Becoming a United States citizen is done through a process called naturalization. Permanent residents (green card holders) age 18 or older who meet all eligibility requirements can apply for naturalization.
The Naturalization Process
- N-400 Application
- Includes information about personal history, travel history, family, work history…
- Includes a “Morals and Ethics” section to determine moral character
- Copy of Permanent Resident Card
- 2 Passport Photos
- Application fee of $680 ($595 for application + $85 for fingerprints)
- Fee Waivers are possible.
- Additional Supporting documents if necessary
2. Get Fingerprinted
- At Tukwila Homeland Security Office
- Used for FBI background check
- Afterwards, you will be given a packet to help you study the 100 questions.
3. Attend Interview
- Once the background check clears, applicants receive an interview date.

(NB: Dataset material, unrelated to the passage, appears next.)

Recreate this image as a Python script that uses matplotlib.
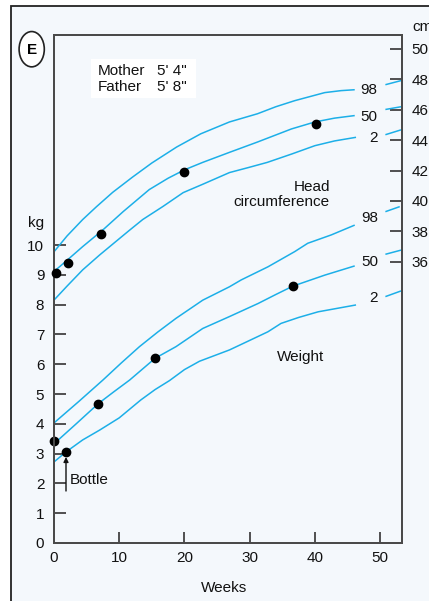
import numpy as np
import matplotlib
matplotlib.use("Agg")
import matplotlib.pyplot as plt
from matplotlib.patches import Rectangle, Circle

plt.rcParams['font.family'] = ['Liberation Sans', 'DejaVu Sans']

# ---------------- data ----------------
# Head circumference centiles (cm), NaN separates the short tail after the label
head_weeks_98 = [0, 2.0, 4.4, 6.5, 9.0, 12.0, 15.0, 18.8, 22.5, 26.9, 31.2, 34.0, 36.9, 41.5, 44.0, 46.1, np.nan, 50.8, 53.2]
head_cm_98    = [36.66, 37.7, 38.78, 39.62, 40.57, 41.56, 42.5, 43.55, 44.42, 45.2, 45.74, 46.2, 46.6, 47.13, 47.26, 47.32, np.nan, 47.65, 47.92]
head_weeks_50 = [0, 2.0, 4.4, 7.5, 10.6, 14.6, 17.5, 20.0, 22.8, 26.9, 31.2, 36.4, 40.0, 43.0, 46.1, np.nan, 50.8, 53.2]
head_cm_50    = [35.36, 36.1, 37.0, 38.1, 39.3, 40.75, 41.5, 42.05, 42.54, 43.2, 43.88, 44.74, 45.2, 45.45, 45.62, np.nan, 46.02, 46.2]
head_weeks_2  = [0, 2.0, 4.4, 7.0, 9.5, 11.5, 13.6, 16.7, 19.8, 22.8, 26.9, 29.8, 32.7, 36.5, 40.0, 43.0, 46.3, np.nan, 50.8, 53.2]
head_cm_2     = [33.48, 34.4, 35.47, 36.45, 37.34, 38.05, 38.78, 39.64, 40.55, 41.1, 41.87, 42.2, 42.54, 43.1, 43.64, 43.95, 44.19, np.nan, 44.36, 44.68]

# Weight centiles (kg)
wt_weeks_98 = [0, 3.8, 7.5, 10.3, 13.1, 15.9, 18.7, 22.8, 26.9, 28.7, 32.8, 36.9, 38.9, 42.5, 46.1, np.nan, 50.8, 53.0]
wt_kg_98    = [4.03, 4.75, 5.47, 6.04, 6.59, 7.08, 7.54, 8.15, 8.6, 8.83, 9.27, 9.78, 10.06, 10.34, 10.67, np.nan, 11.12, 11.29]
wt_weeks_50 = [0, 3.4, 6.8, 9.2, 11.6, 15.5, 18.7, 22.8, 26.9, 31.3, 34.0, 36.6, 41.5, 46.1, np.nan, 50.8, 53.2]
wt_kg_50    = [3.33, 4.0, 4.68, 5.08, 5.47, 6.2, 6.59, 7.2, 7.6, 8.04, 8.34, 8.62, 8.99, 9.3, np.nan, 9.69, 9.83]
wt_weeks_2  = [0, 1.8, 4.4, 7.0, 10.0, 13.3, 15.5, 17.7, 20.0, 22.3, 26.9, 30.0, 32.8, 34.8, 37.5, 40.5, 46.3, np.nan, 50.8, 53.2]
wt_kg_2     = [2.72, 3.05, 3.46, 3.79, 4.2, 4.8, 5.15, 5.45, 5.82, 6.1, 6.48, 6.8, 7.09, 7.37, 7.57, 7.76, 7.99, np.nan, 8.27, 8.46]

# Measurements of the child
head_obs_weeks = [0.3, 2.2, 7.2, 20.0, 40.1]
head_obs_cm    = [35.27, 35.93, 37.85, 41.91, 45.07]
wt_obs_weeks   = [0, 1.8, 6.8, 15.5, 36.6]
wt_obs_kg      = [3.42, 3.07, 4.65, 6.22, 8.62]

x_ticks = [0, 10, 20, 30, 40, 50]
kg_ticks = list(range(0, 11))
cm_ticks = list(range(36, 51, 2))
centile_labels = ['98', '50', '2']

# ---------------- figure ----------------
W, H = 429, 601
fig = plt.figure(figsize=(W / 100, H / 100), dpi=100)
fig.patch.set_facecolor('white')
bg = '#f4f8fc'
line_c = '#1cafe8'
spine_c = '#4a4a4a'

def fx(px):
    return px / W

def fy(py):
    return 1 - py / H

# outer panel
fig.add_artist(Rectangle((fx(11), -0.02), 1.1, fy(6) + 0.02, transform=fig.transFigure,
                         facecolor=bg, edgecolor='#222222', lw=1.3, zorder=0))

ax = fig.add_axes([fx(54), fy(543), (401.7 - 54) / W, (543 - 35) / H])
ax.set_facecolor(bg)
ax.set_xlim(0, 53.3)
ax.set_ylim(0, 17.05)
ax2 = ax.twinx()
ax2.set_ylim(17.5, 50.92)

for a in (ax, ax2):
    for s in a.spines.values():
        s.set_color(spine_c)
        s.set_linewidth(1.4)

fs = 11
ax.set_xticks(x_ticks)
ax.set_yticks(kg_ticks)
ax2.set_yticks(cm_ticks)
ax.tick_params(axis='x', direction='in', length=8, width=1.2, color='#333333',
               labelsize=fs, pad=6, top=False, labelcolor='#111111')
ax.tick_params(axis='y', direction='in', length=8.6, width=1.2, color='#333333',
               labelsize=fs, pad=7, labelcolor='#111111')
ax2.tick_params(axis='y', direction='in', length=8.6, width=1.2, color='#333333',
                labelsize=fs, pad=7, labelcolor='#111111')

lw = 1.1
for wk, v in [(head_weeks_98, head_cm_98), (head_weeks_50, head_cm_50), (head_weeks_2, head_cm_2)]:
    ax2.plot(wk, v, color=line_c, lw=lw, solid_capstyle='butt', solid_joinstyle='round')
for wk, v in [(wt_weeks_98, wt_kg_98), (wt_weeks_50, wt_kg_50), (wt_weeks_2, wt_kg_2)]:
    ax.plot(wk, v, color=line_c, lw=lw, solid_capstyle='butt', solid_joinstyle='round')

ax2.plot(head_obs_weeks, head_obs_cm, 'o', color='black', ms=6, clip_on=False, zorder=5)
ax.plot(wt_obs_weeks, wt_obs_kg, 'o', color='black', ms=6, clip_on=False, zorder=5)

tc = '#111111'
# centile labels
for lab, (px, py) in zip(centile_labels, [(369, 90), (369, 116.5), (373, 138)]):
    fig.text(fx(px), fy(py), lab, ha='center', va='center', fontsize=fs, color=tc)
for lab, (px, py) in zip(centile_labels, [(370, 218), (370, 262), (373, 298)]):
    fig.text(fx(px), fy(py), lab, ha='center', va='center', fontsize=fs, color=tc)

# axis unit labels
fig.text(fx(44), fy(223), 'kg', ha='right', va='center', fontsize=fs, color=tc)
fig.text(fx(412), fy(27), 'cm', ha='left', va='center', fontsize=fs, color=tc)
fig.text(fx(224), fy(588), 'Weeks', ha='center', va='center', fontsize=fs, color=tc)

# annotations
fig.text(fx(330), fy(187), 'Head', ha='right', va='center', fontsize=fs, color=tc)
fig.text(fx(330), fy(202), 'circumference', ha='right', va='center', fontsize=fs, color=tc)
fig.text(fx(301), fy(357), 'Weight', ha='center', va='center', fontsize=fs, color=tc)
fig.text(fx(70), fy(480), 'Bottle', ha='left', va='center', fontsize=fs, color=tc)
ax.annotate('', xy=(fx(66), fy(457)), xytext=(fx(66), fy(491)),
            xycoords='figure fraction', textcoords='figure fraction',
            arrowprops=dict(arrowstyle='-|>', color='#111111', lw=1.0,
                            mutation_scale=7, shrinkA=0, shrinkB=0))

# parents' heights box
fig.add_artist(Rectangle((fx(91), fy(98)), (196 - 91) / W, (98 - 59) / H,
                         transform=fig.transFigure, facecolor='white',
                         edgecolor='none', zorder=3))
for txt, px, py in [('Mother', 98, 71), ('5\' 4"', 157, 71),
                    ('Father', 98, 87), ('5\' 8"', 157, 87)]:
    fig.text(fx(px), fy(py), txt, ha='left', va='center', fontsize=fs, color=tc, zorder=4)

# panel letter
fig.add_artist(Circle((fx(31.7), fy(49.2)), 12.6 / W, transform=fig.transFigure,
                      facecolor='white', edgecolor='#222222', lw=1.2, zorder=3))
fig.text(fx(31.7), fy(49.5), 'E', ha='center', va='center', fontsize=11,
         fontweight='bold', zorder=4)

fig.savefig('out.png', dpi=100, facecolor='white')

- Usually given 2 months notice before the day of the interview.
- Attend the interview and take the naturalization test on English and U.S. history and government. If you pass the interview you become a citizen after your take the oath. If you don’t, you get another chance.
- If you pass the interview, you receive an oath ceremony date. At the ceremony you take the oath and receive a certificate of naturalization.
- You are now a citizen!
5. Processing Times
- According to USCIS, it should take an average of 6 months to process naturalization applications from start to finish.
- The application processing time can vary from 4 months to 2 years or more.